La canonisation de Stepinac
L’Auspice autrichien se dresse sur l’une des meilleures propriétés immobilières de Jérusalem en terme de symbolisme pour les Chrétiens. Il est situé sur la Via Dolorosa, le chemin de croix que Jésus Christ a emprunté pour aller sur son lieu de crucifixion. Cela a conduit certaines personnes à se demander si la plaque en latin n’était pas une tentative pour soutenir la candidature de Stepinac pour la canonisation.
Le processus de canonisation pour Stepinac avec sa béatification a démarré en 1998 par le Pape Jean Paul II. Cela a contribué à dresser le portait du religieux comme une victime du régime communiste d’après-guerre, qui a tenté de le mettre, et l’a mis, en prison avant de le confiner dans sa paroisse. Depuis lors, le processus de canonisation a été paralysé par les doutes sur l’attitude du cardinal pendant la guerre.
En 2017, une commission conjointe de membres du clergé croates et serbes et de laïcs n’a pas réussi à trouver un consensus sur le cardinal. En mai 2019, le Pape François a appelé à un examen supplémentaire du parcours de Stepinac avant de prendre une décision sur sa canonisation. L’ouverture prévue en 2020 des archives secrètes du Pape Pie XII devrait révéler plus de détails sur les activités de Stepinac pendant la guerre.
« Il faut regarder l’ensemble du tableau avant de juger, a déclaré Grief. Il faut comparer la majorité [du tableau] avec la minorité ou ce qui est plus et moins important. »

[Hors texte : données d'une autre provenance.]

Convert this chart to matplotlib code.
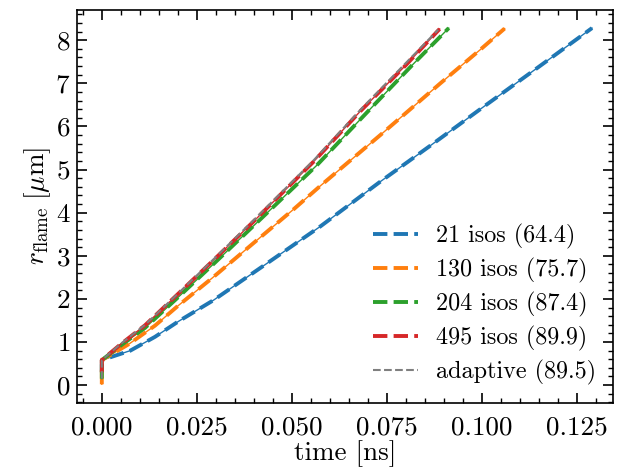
import numpy as np
import matplotlib
matplotlib.use("Agg")
import matplotlib.pyplot as plt

plt.rcParams['font.family'] = ['cmr10', 'DejaVu Serif']
plt.rcParams['mathtext.fontset'] = 'cm'
plt.rcParams['axes.formatter.use_mathtext'] = True
plt.rcParams['font.size'] = 19.5

# flame radius [um] vs time [ns]
t_21 = [0, 0, 0.0075, 0.0140, 0.0202, 0.0294, 0.0439, 0.0575, 0.0733, 0.0864, 0.0996, 0.1145, 0.1290]
r_21 = [0.30, 0.58, 0.80, 1.12, 1.48, 1.97, 2.85, 3.68, 4.72, 5.55, 6.40, 7.35, 8.28]

t_130 = [0, 0, 0.0071, 0.0140, 0.0202, 0.0290, 0.0400, 0.0505, 0.0575, 0.0733, 0.0891, 0.0996, 0.1060]
r_130 = [0.02, 0.58, 0.95, 1.38, 1.85, 2.48, 3.30, 4.08, 4.62, 5.80, 7.00, 7.78, 8.27]

t_204 = [0, 0, 0.0050, 0.0114, 0.0206, 0.0300, 0.0400, 0.0566, 0.0680, 0.0733, 0.0820, 0.0913]
r_204 = [0.15, 0.58, 0.92, 1.33, 2.08, 2.86, 3.70, 5.10, 6.16, 6.65, 7.45, 8.28]

t_495 = [0, 0, 0.0050, 0.0114, 0.0206, 0.0300, 0.0400, 0.0557, 0.0680, 0.0800, 0.0889]
r_495 = [0.30, 0.58, 0.95, 1.39, 2.16, 2.95, 3.80, 5.18, 6.35, 7.42, 8.26]

t_adapt = [0, 0, 0.0050, 0.0114, 0.0206, 0.0300, 0.0400, 0.0557, 0.0680, 0.0800, 0.0885]
r_adapt = [0.15, 0.58, 0.96, 1.40, 2.17, 2.97, 3.83, 5.21, 6.38, 7.47, 8.24]

labels = ['21 isos (64.4)', '130 isos (75.7)', '204 isos (87.4)', '495 isos (89.9)']
colors = ['#1f77b4', '#ff7f0e', '#2ca02c', '#d62728']


def draw_graph():
    fig = plt.figure(figsize=(6.17, 4.75), dpi=100)
    ax = fig.add_axes([0.1256, 0.152, 0.994 - 0.1256, 0.979 - 0.152])

    series = [(t_21, r_21), (t_130, r_130), (t_204, r_204), (t_495, r_495)]
    for (t, r), lab, c in zip(series, labels, colors):
        ax.plot(t, r, '-', color=c, lw=1.0)
        ax.plot(t, r, '--', color=c, lw=2.8, label=lab)
    ax.plot(t_adapt, r_adapt, '--', color='#7f7f7f', lw=1.5, label='adaptive (89.5)')

    ax.set_xlim(-0.0064, 0.1346)
    ax.set_ylim(-0.41, 8.70)
    ax.set_xticks([0, 0.025, 0.05, 0.075, 0.1, 0.125])
    ax.set_xticklabels(['0.000', '0.025', '0.050', '0.075', '0.100', '0.125'])
    ax.set_yticks(range(0, 9))
    ax.xaxis.set_minor_locator(matplotlib.ticker.MultipleLocator(0.005))
    ax.yaxis.set_minor_locator(matplotlib.ticker.MultipleLocator(0.2))
    ax.tick_params(which='both', direction='in', top=True, right=True)
    ax.tick_params(axis='x', which='both', pad=9)
    ax.tick_params(axis='y', which='both', pad=5)
    ax.tick_params(which='major', length=7, width=1.2)
    ax.tick_params(which='minor', length=3.5, width=1.0)
    for s in ax.spines.values():
        s.set_linewidth(1.2)

    ax.set_xlabel('time [ns]', labelpad=1)
    ax.set_ylabel(r'$r_{\mathrm{flame}}\;[\mu\mathrm{m}]$', labelpad=2)
    ax.legend(loc='lower right', frameon=False, fontsize=17.4, labelspacing=0.37,
              handlelength=1.86, handletextpad=0.74, borderaxespad=0.33)
    fig.savefig('out.png', dpi=100)


if __name__ == "__main__":
    draw_graph()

« Même si Stepinac a sauvé un certain nombre des Juifs, cela ne fait pas de lui un homme bon ou une personne qui se serait dressée contre la cruauté du régime Ustacha », a déclaré Grief.
« Si de nouveaux éléments sont découverts, chaque personne honnête devrait revoir sa position, mais si cela n’est pas le cas, pourquoi devrions-nous de nouveau examiner ses activités malfaisantes ? », s’est interrogé Grief.